Weather-adjusted retail sales rose 1.5% in the fourth quarter of 2025 and 3.9% for the full year, the company said. A 6.7% jump in industrial sales drove the overall increase, with strong demand from customers in the metals, petroleum refining, chemicals and technology industries. The residential and commercial sales increases were more modest at 2.1% and 1.2%, respectively.
Entergy expects more of the same through the end of the decade, with data centers and other large industrials driving the bulk of new demand, company executives said last week. Its anticipated capital spend over the next four years rose around 4% from last quarter.
As it recovers costs for that spending, Entergy expects residential customer rates to increase 4% annually through 2029, Kimberly Fontan, executive vice president and chief financial officer, said in an interview with Utility Dive. That anticipated rise in rates is consistent with national trends observed by the U.S. Energy Information Administration since 2022.
A strong but static large-load pipeline
Data centers account for 7-12 GW of Entergy’s large-load pipeline. Other large industrials comprise the remaining 3-5 GW, Entergy Chairman and CEO Andrew Marsh said on Thursday.
Both figures are unchanged from the previous quarter as Entergy works to finalize customer commitments. The company’s utilities signed a combined 3.5 GW of electric service agreements last year, Marsh said.
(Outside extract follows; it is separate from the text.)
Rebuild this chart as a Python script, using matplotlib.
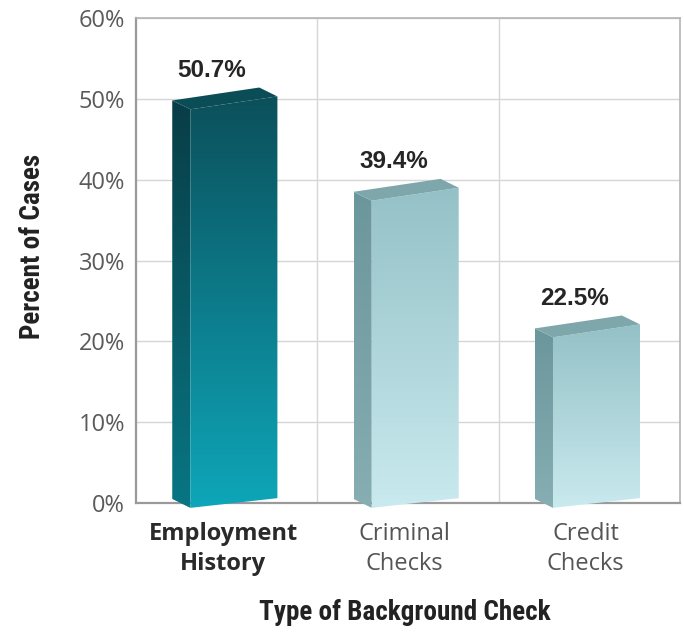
import numpy as np
import matplotlib
matplotlib.use("Agg")
import matplotlib.pyplot as plt
from matplotlib.patches import Polygon
from matplotlib.colors import LinearSegmentedColormap
from matplotlib.ticker import FuncFormatter
from matplotlib import font_manager

# Data
categories = ["Employment\nHistory", "Criminal\nChecks", "Credit\nChecks"]
values = [50.7, 39.4, 22.5]
value_labels = ["50.7%", "39.4%", "22.5%"]
highlight = [True, False, False]
yticks = [0, 10, 20, 30, 40, 50, 60]

# Bar geometry (data units) for the pseudo-3D look
FRONT_L, FRONT_R = -0.20, 0.28     # front face horizontal extent around category centre
DEPTH_X, DEPTH_Y = -0.10, 1.1      # offset of the back edge (to the upper-left)
BOT_L, BOT_R = -0.6, 0.6           # tilted bottom edge of the front face
TOP_L, TOP_R = -2.0, -0.4          # tilted top edge of the front face relative to value

dark = dict(front=("#0b505b", "#0ea6b9"), side=("#083d46", "#087684"), top="#0b4d57")
light = dict(front=("#94c1c7", "#c9eaee"), side=("#6b969c", "#86aeb3"), top="#7ea7ac")

installed = {f.name for f in font_manager.fontManager.ttflist}
narrow = next((n for n in ["Roboto Condensed", "Open Sans Condensed",
                           "DejaVu Sans Condensed", "Liberation Sans Narrow"]
               if n in installed), "Liberation Sans")
label_font = ["Open Sans", "Liberation Sans", "DejaVu Sans"]

fig = plt.figure(figsize=(6.84, 6.36), dpi=100)
ax = fig.add_axes([0.1988, 0.2091, 0.7952, 0.7626])


def gradient_polygon(verts, top_color, bottom_color, zorder):
    poly = Polygon(verts, closed=True, facecolor="none", edgecolor="none",
                   transform=ax.transData)
    ax.add_patch(poly)
    xs = [p[0] for p in verts]
    ys = [p[1] for p in verts]
    cmap = LinearSegmentedColormap.from_list("g", [bottom_color, top_color])
    grad = np.linspace(0, 1, 256).reshape(-1, 1)
    im = ax.imshow(grad, extent=[min(xs), max(xs), min(ys), max(ys)],
                   origin="lower", cmap=cmap, aspect="auto",
                   interpolation="bilinear", zorder=zorder)
    im.set_clip_path(poly)
    im.set_clip_box(fig.bbox)
    return im


for i, (v, hl) in enumerate(zip(values, highlight)):
    pal = dark if hl else light
    xl, xr = i + FRONT_L, i + FRONT_R
    fbl = (xl, BOT_L)
    fbr = (xr, BOT_R)
    ftl = (xl, v + TOP_L)
    ftr = (xr, v + TOP_R)
    btl = (xl + DEPTH_X, v + TOP_L + DEPTH_Y)
    btr = (xr + DEPTH_X, v + TOP_R + DEPTH_Y)
    bbl = (xl + DEPTH_X, BOT_L + DEPTH_Y)
    # side face (left)
    gradient_polygon([bbl, fbl, ftl, btl], pal["side"][0], pal["side"][1], 4)
    # front face
    gradient_polygon([fbl, fbr, ftr, ftl], pal["front"][0], pal["front"][1], 5)
    # top face
    top = Polygon([ftl, ftr, btr, btl], closed=True, facecolor=pal["top"],
                  edgecolor="none", zorder=6, clip_on=False)
    ax.add_patch(top)
    ax.text(i - 0.08, v + 2.8, value_labels[i], ha="center", va="center",
            fontsize=17.5, fontweight="bold", color="#252525",
            family=["Liberation Sans", "DejaVu Sans"])

ax.set_xlim(-0.5, 2.5)
ax.set_ylim(0, 60)
ax.set_yticks(yticks)
ax.yaxis.set_major_formatter(FuncFormatter(lambda y, _: f"{int(y)}%"))
ax.set_xticks([0.5, 1.5], minor=False)
ax.set_xticklabels([])
ax.tick_params(axis="both", length=0)
ax.tick_params(axis="y", pad=8, labelsize=17, labelcolor="#5a5a5a")
for lbl in ax.get_yticklabels():
    lbl.set_family(label_font)

ax.grid(True, color="#d6d6d6", linewidth=1.0, zorder=0)
ax.set_axisbelow(True)
for side in ["left", "bottom"]:
    ax.spines[side].set_color("#9a9a9a")
    ax.spines[side].set_linewidth(1.6)
for side in ["top", "right"]:
    ax.spines[side].set_color("#b4b4b4")
    ax.spines[side].set_linewidth(1.2)

# Category labels below the axis
for i, (name, hl) in enumerate(zip(categories, highlight)):
    ax.text(i - 0.02, -2.4, name, ha="center", va="top", fontsize=17,
            fontweight="bold" if hl else "normal",
            color="#2a2a2a" if hl else "#555555", linespacing=1.3,
            family=label_font)

fig.text(0.047, 0.613, "Percent of Cases", rotation=90, ha="center",
         va="center", fontsize=19.5, fontweight="bold", color="#222222",
         family=narrow)
fig.text(0.592, 0.037, "Type of Background Check", ha="center", va="center",
         fontsize=19.5, fontweight="bold", color="#222222", family=narrow)

fig.savefig("out.png", dpi=100, facecolor="white")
Customers expected to interconnect with Entergy in the coming years include traditional heavy industrial sites that already provide nearly half of Entergy’s sales, such as the $6 billion hydrogen and steel plant Hyundai plans to build near Baton Rouge, Louisiana. But Marsh sounded especially enthusiastic about the data center opportunity as facilities like the 2-GW Meta campus slated for northeastern Louisiana.
“For our residential customers, we estimate the data center contracts in place today will generate approximately $5 billion in rate offsets from their fair share of contributions to fixed costs during the life of the contracts,” or more than $5 per customer, per month, he said.
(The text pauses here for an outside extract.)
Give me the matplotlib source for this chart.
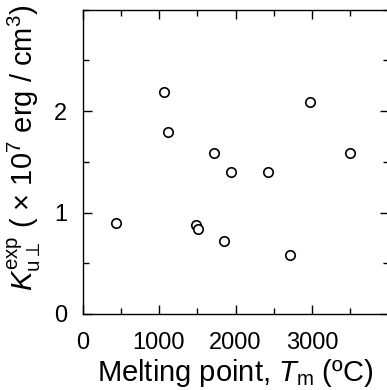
import matplotlib
matplotlib.use("Agg")
import matplotlib.pyplot as plt
from matplotlib.ticker import MultipleLocator

plt.rcParams['font.family'] = ['Liberation Sans', 'DejaVu Sans']
plt.rcParams['mathtext.fontset'] = 'custom'
plt.rcParams['mathtext.rm'] = 'Liberation Sans'
plt.rcParams['mathtext.it'] = 'Liberation Sans:italic'

melting_point = [442, 1070, 1113, 1723, 1941, 2421, 2974, 3497, 1480, 1514, 1854, 2712]
k_exp = [0.90, 2.19, 1.79, 1.59, 1.40, 1.40, 2.09, 1.59, 0.88, 0.84, 0.72, 0.58]

fig = plt.figure(figsize=(3.87, 3.90), dpi=100)
ax = fig.add_axes([82.5/387, 1-314/390, (388.5-82.5)/387, (314-9.5)/390])
ax.plot(melting_point, k_exp, 'o', mfc='white', mec='black', ms=6.8, mew=1.2, ls='none')
ax.set_xlim(0, 4000)
ax.set_ylim(0, 3)
ax.set_xticks([0, 1000, 2000, 3000])
ax.set_yticks([0, 1, 2])
ax.xaxis.set_minor_locator(MultipleLocator(500))
ax.yaxis.set_minor_locator(MultipleLocator(0.5))
ax.tick_params(which='both', direction='in', top=True, right=True, labelsize=17, width=1)
ax.tick_params(which='major', length=6.5, pad=11)
ax.tick_params(axis='x', which='major', pad=13)
ax.tick_params(which='minor', length=4)
for s in ax.spines.values():
    s.set_linewidth(1)
ax.set_xlabel('Melting point, $T_{\\mathrm{m}}$ (ºC)', fontsize=21, labelpad=2)
ax.set_ylabel('$K_{\\mathrm{u}\\perp}^{\\mathrm{exp}}$ ( × 10$^{7}$ erg / cm$^{3}$)', fontsize=21)
ax.yaxis.set_label_coords(-0.128, 0.545)
fig.savefig('out.png', dpi=100)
Ambitious G&T plans, with more to come
To serve new load, Entergy plans $43 billion in capital spending through 2029. Most of it will fund new generation and transmission projects.
Entergy is building or has been approved to build more than 8.1 GW of combined-cycle gas plants across its five territories. It’s seeking approval to build nearly 3 GW more by 2030. It also plans to deliver a 45-MW uprate at its 1,152-MW Waterford 3 nuclear plant in two phases over the next four years.
Entergy’s renewables pipeline is much smaller: around 800 MW approved and set to come online by 2028, plus 1.9 GW more pending regulatory approval. Most are standalone solar. One, Arkansas Cypress, is a hybrid solar and storage project that’s also by far the largest in the pipeline. The Cypress project will support a data center Google plans to build in eastern Arkansas under a special rate contract approved by regulators this past quarter.
Entergy expects regulators to decide on many of its proposed projects in the coming months.
According to Fontan and a recent Entergy presentation at a conference hosted by the Edison Electric Institute, Entergy has 11 GW of turbine reservations included in its near-term growth forecast and 8 GW reserved through “slot reservation fees” to accommodate potential future growth.
“If we sign incremental customers, whether that's data centers or traditional Gulf Coast industrial customers, we would turn those reservation fees into actual builds, but they would be supported by the revenues coming from the new customer,” Fontan said.
Entergy has taken proactive measures to address supply chain inflation, including advance contracting for a significant amount of the power island equipment it needs to build new thermal plants, Fontan told Utility Dive.
“We also have few positions for long lead items around things like breakers and transformers on the transmission side to help support that,” Fontan said. “You do see some cost volatility on the labor side as more companies are increasing their build.”
Editor’s note: Ethan Howland contributed to this story.